- To be done
Retype exactly what runs from the first line of the data to the line with "(improlbl) at (380,601)", keeping both of those lines and skipping pictures.

- Dataset content

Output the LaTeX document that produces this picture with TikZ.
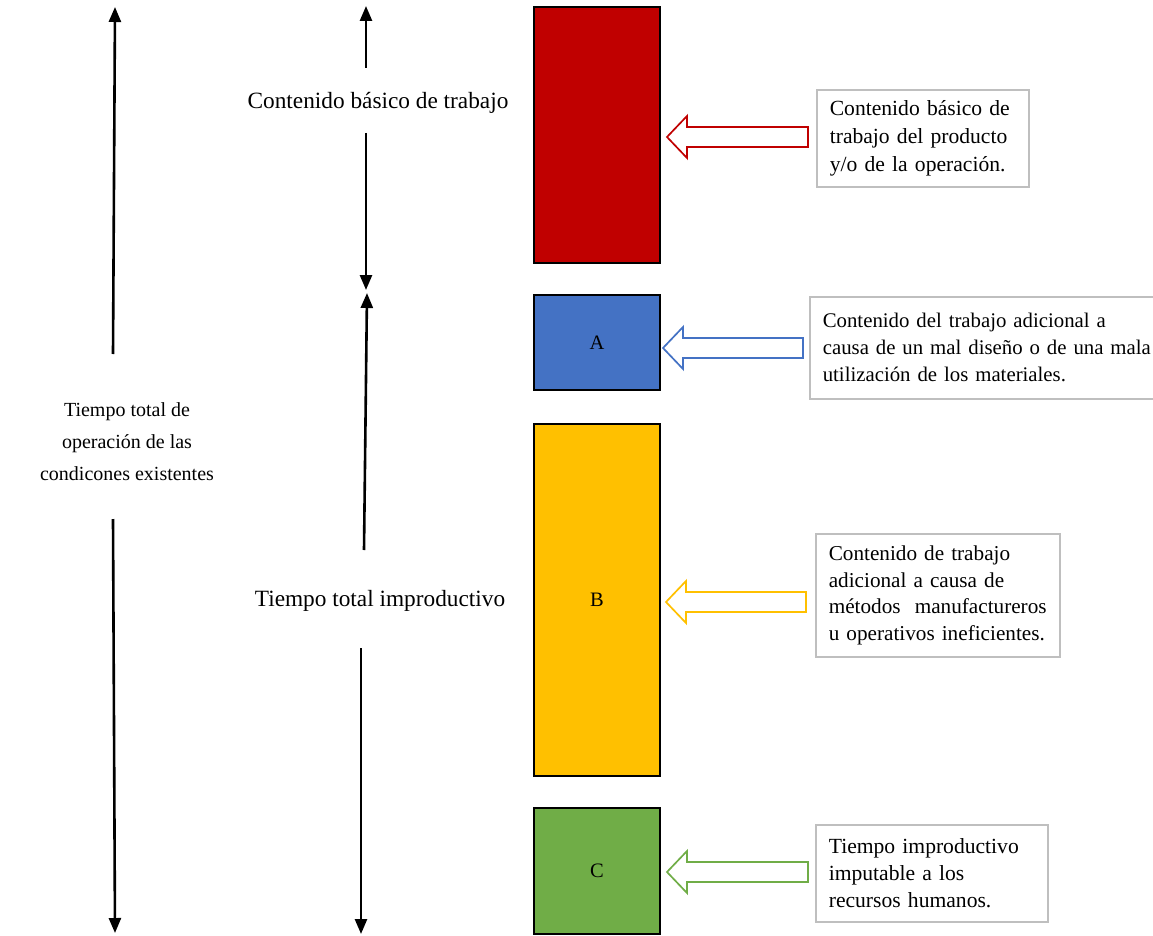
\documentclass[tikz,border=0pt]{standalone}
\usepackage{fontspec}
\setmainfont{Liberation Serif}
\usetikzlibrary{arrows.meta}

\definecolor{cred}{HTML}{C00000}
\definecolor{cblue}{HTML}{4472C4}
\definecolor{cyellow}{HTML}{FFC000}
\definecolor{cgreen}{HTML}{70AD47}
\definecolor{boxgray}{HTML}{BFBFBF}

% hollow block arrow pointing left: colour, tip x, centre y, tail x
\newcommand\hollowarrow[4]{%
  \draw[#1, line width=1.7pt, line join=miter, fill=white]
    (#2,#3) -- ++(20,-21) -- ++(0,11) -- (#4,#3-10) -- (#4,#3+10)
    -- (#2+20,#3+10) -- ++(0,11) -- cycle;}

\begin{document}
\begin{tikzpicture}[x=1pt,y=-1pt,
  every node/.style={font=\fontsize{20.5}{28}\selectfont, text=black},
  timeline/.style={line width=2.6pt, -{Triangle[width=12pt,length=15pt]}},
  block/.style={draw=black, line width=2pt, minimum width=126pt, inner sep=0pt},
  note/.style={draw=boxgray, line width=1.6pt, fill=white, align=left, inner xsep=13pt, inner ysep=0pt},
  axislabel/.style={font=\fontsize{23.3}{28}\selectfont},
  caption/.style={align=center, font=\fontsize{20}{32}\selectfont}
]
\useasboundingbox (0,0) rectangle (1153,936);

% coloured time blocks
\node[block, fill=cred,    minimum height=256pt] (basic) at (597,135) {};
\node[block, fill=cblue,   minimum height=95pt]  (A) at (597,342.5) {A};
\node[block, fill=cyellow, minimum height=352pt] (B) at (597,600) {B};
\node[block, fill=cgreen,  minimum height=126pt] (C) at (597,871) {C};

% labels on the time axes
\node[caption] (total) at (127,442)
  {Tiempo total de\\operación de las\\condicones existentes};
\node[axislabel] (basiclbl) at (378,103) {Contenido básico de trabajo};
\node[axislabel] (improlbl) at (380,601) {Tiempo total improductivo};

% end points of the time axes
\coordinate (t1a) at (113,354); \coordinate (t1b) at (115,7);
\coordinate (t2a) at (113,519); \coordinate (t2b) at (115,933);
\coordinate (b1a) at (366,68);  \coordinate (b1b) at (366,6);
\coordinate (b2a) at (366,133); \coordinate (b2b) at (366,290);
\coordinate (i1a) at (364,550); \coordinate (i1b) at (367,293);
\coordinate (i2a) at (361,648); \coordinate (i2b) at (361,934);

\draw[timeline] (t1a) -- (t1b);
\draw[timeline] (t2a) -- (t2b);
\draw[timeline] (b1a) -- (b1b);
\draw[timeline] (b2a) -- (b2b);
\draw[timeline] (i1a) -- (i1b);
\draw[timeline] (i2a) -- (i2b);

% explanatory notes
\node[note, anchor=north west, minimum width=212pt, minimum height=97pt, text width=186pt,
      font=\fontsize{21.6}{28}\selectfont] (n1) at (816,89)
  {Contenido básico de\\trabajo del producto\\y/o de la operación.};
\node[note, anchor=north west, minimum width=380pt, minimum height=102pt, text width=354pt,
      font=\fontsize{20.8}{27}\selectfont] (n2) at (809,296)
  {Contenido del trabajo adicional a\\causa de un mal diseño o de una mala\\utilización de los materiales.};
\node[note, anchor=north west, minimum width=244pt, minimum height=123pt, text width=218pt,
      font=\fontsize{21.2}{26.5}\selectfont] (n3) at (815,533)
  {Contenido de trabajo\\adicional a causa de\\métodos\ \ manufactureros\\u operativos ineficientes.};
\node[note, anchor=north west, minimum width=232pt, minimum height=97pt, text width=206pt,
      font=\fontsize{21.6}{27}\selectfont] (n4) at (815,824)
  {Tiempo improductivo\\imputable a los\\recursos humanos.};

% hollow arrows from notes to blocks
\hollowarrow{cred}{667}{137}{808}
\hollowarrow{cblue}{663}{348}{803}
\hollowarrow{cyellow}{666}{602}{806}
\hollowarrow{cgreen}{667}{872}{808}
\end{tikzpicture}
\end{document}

- Solution to the problem
Output the LaTeX document that produces this picture with TikZ.
\documentclass[tikz,border=0pt]{standalone}
\usepackage{fontspec}
\setmainfont{Liberation Serif}
\usetikzlibrary{arrows.meta}

\definecolor{cred}{HTML}{C00000}
\definecolor{cblue}{HTML}{4472C4}
\definecolor{cyellow}{HTML}{FFC000}
\definecolor{cgreen}{HTML}{70AD47}
\definecolor{boxgray}{HTML}{BFBFBF}

% hollow block arrow pointing left: colour, tip x, centre y, tail x
\newcommand\hollowarrow[4]{%
  \draw[#1, line width=1.7pt, line join=miter, fill=white]
    (#2,#3) -- ++(20,-21) -- ++(0,11) -- (#4,#3-10) -- (#4,#3+10)
    -- (#2+20,#3+10) -- ++(0,11) -- cycle;}

\begin{document}
\begin{tikzpicture}[x=1pt,y=-1pt,
  every node/.style={font=\fontsize{20.5}{28}\selectfont, text=black},
  timeline/.style={line width=2.6pt, -{Triangle[width=12pt,length=15pt]}},
  block/.style={draw=black, line width=2pt, minimum width=126pt, inner sep=0pt},
  note/.style={draw=boxgray, line width=1.6pt, fill=white, align=left, inner xsep=13pt, inner ysep=0pt},
  axislabel/.style={font=\fontsize{23.3}{28}\selectfont},
  caption/.style={align=center, font=\fontsize{20}{32}\selectfont}
]
\useasboundingbox (0,0) rectangle (1153,936);

% coloured time blocks
\node[block, fill=cred,    minimum height=256pt] (basic) at (597,135) {};
\node[block, fill=cblue,   minimum height=95pt]  (A) at (597,342.5) {A};
\node[block, fill=cyellow, minimum height=352pt] (B) at (597,600) {B};
\node[block, fill=cgreen,  minimum height=126pt] (C) at (597,871) {C};

% labels on the time axes
\node[caption] (total) at (127,442)
  {Tiempo total de\\operación de las\\condicones existentes};
\node[axislabel] (basiclbl) at (378,103) {Contenido básico de trabajo};
\node[axislabel] (improlbl) at (380,601) {Tiempo total improductivo};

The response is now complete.